Selected Journal Publications

10.03.2020

Innovation and Development via Overseas Exports

Exporting and Innovating Among Emerging Market Firms: The Moderating Role of Institutional Development
XIE, Zhenzhen | LI, J. T.
Journal of International Business Studies 49: 222-245

Exporting plays a significant role in the development of a firm, as can provide an opportunity to access knowledge from other sources, which can facilitate organizational learning. As such, governments in emerging markets (EMs) encourage exporting, as it is considered a key indicator of firms’ technological sophistication.

That said, EM exporters often have difficulties in translating their information advantage into an innovation advantage. This is because such translation often requires strong technological competence, superior absorptive capacity, as well as having close and direct relationships with technologically sophisticated customers.

While these problems exist for exporters in EMs, researchers Zhenzhen Xie and Jiatao Li explain, “while it is difficult for EM firms to overcome such limitations, macro-level institutional development in EMs might help such firms to benefit more from what they learn through exporting”.

In EMs, the ability to learn via exporting takes place in various ways.
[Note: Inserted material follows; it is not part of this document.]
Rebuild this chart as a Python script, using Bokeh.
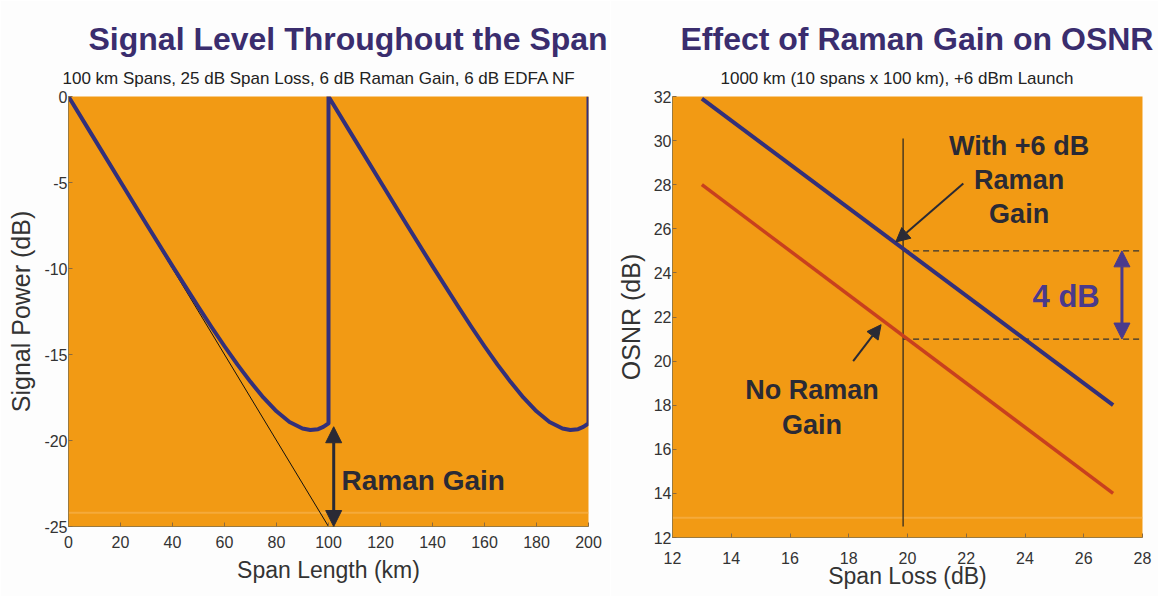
from bokeh.plotting import figure
from bokeh.layouts import row
from bokeh.models import (Title, Arrow, NormalHead, Label, FixedTicker, Range1d,
                          CustomJSTickFormatter)
from bokeh.embed import file_html
from bokeh.resources import INLINE

# ---------------- data ----------------
# Left: signal level through two 100 km spans (with Raman gain)
span_km = [0, 10, 20, 30, 40, 50, 55, 60, 65, 70, 75, 80, 85, 90, 93, 96, 98, 100,
           100, 110, 120, 130, 140, 150, 155, 160, 165, 170, 175, 180, 185, 190, 193, 196, 198, 200, 200]
signal_db = [0, -2.48, -4.96, -7.43, -9.86, -12.24, -13.40, -14.52, -15.59, -16.59, -17.51, -18.30,
             -18.92, -19.30, -19.39, -19.34, -19.21, -19.0,
             0, -2.48, -4.96, -7.43, -9.86, -12.24, -13.40, -14.52, -15.59, -16.59, -17.51, -18.30,
             -18.92, -19.30, -19.39, -19.34, -19.21, -19.0, 0]
# Left: no-Raman linear loss
noraman_km = [0, 100]
noraman_db = [0, -25]

left_xticks = [0, 20, 40, 60, 80, 100, 120, 140, 160, 180, 200]
left_yticks = [-25, -20, -15, -10, -5, 0]

# Right: OSNR vs span loss
span_loss = [13, 27]
osnr_raman = [31.9, 18.0]
osnr_no_raman = [28.0, 14.0]
ref_loss = [19.85, 19.85]
ref_osnr = [12.5, 30.1]
level_raman = 25
level_no_raman = 21

right_xticks = [12, 14, 16, 18, 20, 22, 24, 26, 28]
right_yticks = [12, 14, 16, 18, 20, 22, 24, 26, 28, 30, 32]

# ---------------- style ----------------
ORANGE = "#F29A14"
BAND = "#F6B04A"
NAVY = "#33307A"
RED = "#C8401E"
TITLE_C = "#3A2D6E"
DARK = "#2A2A35"
TXT = "#333333"
FONT = "Liberation Sans"


def style(p, xticks, yticks, x_standoff, x_label_standoff):
    p.frame_align = False
    p.background_fill_color = ORANGE
    p.border_fill_color = "#FDFDFD"
    p.outline_line_color = None
    p.xgrid.visible = False
    p.ygrid.visible = False
    for ax in (p.xaxis[0], p.yaxis[0]):
        ax.axis_line_color = "#9a7a40"
        ax.major_tick_in = 4
        ax.major_tick_out = 0
        ax.major_tick_line_color = "#8a6a40"
        ax.minor_tick_line_color = None
        ax.major_label_text_font = FONT
        ax.major_label_text_font_size = "16px"
        ax.major_label_text_color = TXT
        ax.axis_label_text_font = FONT
        ax.axis_label_text_font_style = "normal"
        ax.axis_label_text_color = TXT
        ax.formatter = CustomJSTickFormatter(code="return tick.toString();")
    p.xaxis[0].axis_label_text_font_size = "23px"
    p.yaxis[0].axis_label_text_font_size = "25px"
    p.xaxis[0].ticker = FixedTicker(ticks=xticks)
    p.yaxis[0].ticker = FixedTicker(ticks=yticks)
    p.xaxis[0].major_label_standoff = x_standoff
    p.yaxis[0].major_label_standoff = 1
    p.xaxis[0].axis_label_standoff = x_label_standoff
    p.yaxis[0].axis_label_standoff = 6


def titles(p, main, sub, main_off, sub_off):
    p.title.text = main
    p.title.align = "left"
    p.title.offset = main_off
    p.title.text_font = FONT
    p.title.text_font_size = "32px"
    p.title.text_font_style = "bold"
    p.title.text_color = TITLE_C
    p.title.standoff = 2
    p.add_layout(Title(text=sub, align="left", offset=sub_off, text_font=FONT,
                       text_font_size="17px", text_font_style="normal",
                       text_color="#222222", standoff=18), "above")


# ---------------- left figure ----------------
p1 = figure(width=610, height=596, output_backend="svg", toolbar_location=None,
            x_range=Range1d(0, 200), y_range=Range1d(-25, 0),
            x_axis_label="Span Length (km)", y_axis_label="Signal Power (dB)",
            min_border_left=68, min_border_right=22, min_border_top=96, min_border_bottom=70)
style(p1, left_xticks, left_yticks, 9, 6)
titles(p1, "Signal Level Throughout the Span",
       "100 km Spans, 25 dB Span Loss, 6 dB Raman Gain, 6 dB EDFA NF", 20, -6)

p1.line([0, 200], [-24.2, -24.2], line_color=BAND, line_width=2, line_alpha=0.7)
p1.line(noraman_km, noraman_db, line_color="#111111", line_width=1)
p1.line(span_km, signal_db, line_color=NAVY, line_width=4, line_join="round")

p1.add_layout(Arrow(start=NormalHead(size=16, fill_color=DARK, line_color=DARK),
                    end=NormalHead(size=16, fill_color=DARK, line_color=DARK),
                    x_start=102, y_start=-25, x_end=102, y_end=-19.2,
                    line_color=DARK, line_width=3))
p1.add_layout(Label(x=105, y=-22.3, text="Raman Gain", text_font=FONT, text_font_size="28px",
                    text_font_style="bold", text_color=DARK, text_baseline="middle"))

# ---------------- right figure ----------------
p2 = figure(width=548, height=596, output_backend="svg", toolbar_location=None,
            x_range=Range1d(12, 28), y_range=Range1d(12, 32),
            x_axis_label="Span Loss (dB)", y_axis_label="OSNR (dB)",
            min_border_left=62, min_border_right=16, min_border_top=96, min_border_bottom=59)
style(p2, right_xticks, right_yticks, 14, -4)
titles(p2, "Effect of Raman Gain on OSNR",
       "1000 km (10 spans x 100 km), +6 dBm Launch", 8, 48)

p2.line([12, 28], [12.9, 12.9], line_color=BAND, line_width=2, line_alpha=0.7)
p2.line(ref_loss, ref_osnr, line_color="#222222", line_width=1.2)
p2.line([ref_loss[0], 28], [level_raman, level_raman], line_color="#333333",
        line_width=1.3, line_dash="6 4")
p2.line([ref_loss[0], 28], [level_no_raman, level_no_raman], line_color="#333333",
        line_width=1.3, line_dash="6 4")
p2.line(span_loss, osnr_no_raman, line_color=RED, line_width=3.5)
p2.line(span_loss, osnr_raman, line_color=NAVY, line_width=4)

PURPLE = "#4A3A8C"
p2.add_layout(Arrow(start=NormalHead(size=16, fill_color=PURPLE, line_color=PURPLE),
                    end=NormalHead(size=16, fill_color=PURPLE, line_color=PURPLE),
                    x_start=27.3, y_start=level_no_raman, x_end=27.3, y_end=level_raman,
                    line_color=PURPLE, line_width=3))
p2.add_layout(Label(x=25.4, y=22.95, text="4 dB", text_font=FONT, text_font_size="31px",
                    text_font_style="bold", text_color=PURPLE, text_align="center",
                    text_baseline="middle"))

for txt, yy in (("With +6 dB", 29.75), ("Raman", 28.2), ("Gain", 26.65)):
    p2.add_layout(Label(x=23.8, y=yy, text=txt, text_font=FONT, text_font_size="27px",
                        text_font_style="bold", text_color=DARK, text_align="center",
                        text_baseline="middle"))
for txt, yy in (("No Raman", 18.7), ("Gain", 17.1)):
    p2.add_layout(Label(x=16.75, y=yy, text=txt, text_font=FONT, text_font_size="27px",
                        text_font_style="bold", text_color=DARK, text_align="center",
                        text_baseline="middle"))

p2.add_layout(Arrow(end=NormalHead(size=14, fill_color=DARK, line_color=DARK),
                    x_start=21.9, y_start=28.05, x_end=19.6, y_end=25.4,
                    line_color=DARK, line_width=2))
p2.add_layout(Arrow(end=NormalHead(size=14, fill_color=DARK, line_color=DARK),
                    x_start=18.15, y_start=20.0, x_end=19.1, y_end=21.65,
                    line_color=DARK, line_width=2))

layout = row(p1, p2)
open("out.html", "w").write(file_html(layout, INLINE))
For example, in order to ensure the quality and performance of imported goods, foreign importers may transfer extensive knowledge about production techniques, quality control, customer needs, etc.

With this in mind, Xie and Li examined how aspects of institutional development in a firm’s home region and institutional distances between the home and destination countries might influence EM firms’ ability to benefit from exporting. Using the data of individual enterprises, which was collected by China’s National Bureau of Statistics, the researchers tested four hypotheses.

Hypothesis 1 suggested that greater openness to the global market in the home region weakens the positive relationship between exporting an innovation for emerging market firms. Hypothesis 2 explained that institutions that support local innovation in the home region strengthen the positive relationship between exporting an innovation for emerging market firms. Hypothesis 3 suggested that better-developed intermediaries in the home region strengthen the positive relationship between exporting and innovation for EM firms. Finally, Hypothesis 4 explained that exporting to overseas markets with similar institutions promotes innovation by EM firms more effectively that exporting to overseas markets with very different institutions.

The researchers found that their empirical study of Chinese manufacturers largely supported their hypotheses. Export intensity was found to be positively related with the output of new products. Such relationships were also stronger in provinces where governments invested more in R&D and where supporting intermediaries were better developed. Furthermore, Chinese exporters that exported a larger proportion of their products to other EM economies tended to be more innovative than those exporting to advanced markets. Interestingly, Chinese exporters’ innovation benefited more from exporting to countries with a similar level of culture, knowledge, and connectedness.

While previous research found that market openness and other market-supporting institutions have similar effects on the commercial activities in EMs, Xie and Li were able to show the opposite effects. For example, they explain that “EM exporters in a less open market can take advantage of the limited access to overseas knowledge at home and innovate more actively than their non-exporting counterparts”. Additionally, the study found that institutions that promote local R&D and the development of market intermediaries complement export promotion policies, and help to transform exporters from knowledge recipients into knowledge creators. In contrast, open market policies could potentially reduce the effectiveness of export promotion, as they weaken the information advantage of exporters.

The researchers add, “future research might fruitfully extend this study by developing better operational measures of institutional variables at the national level as well as the subnational level”.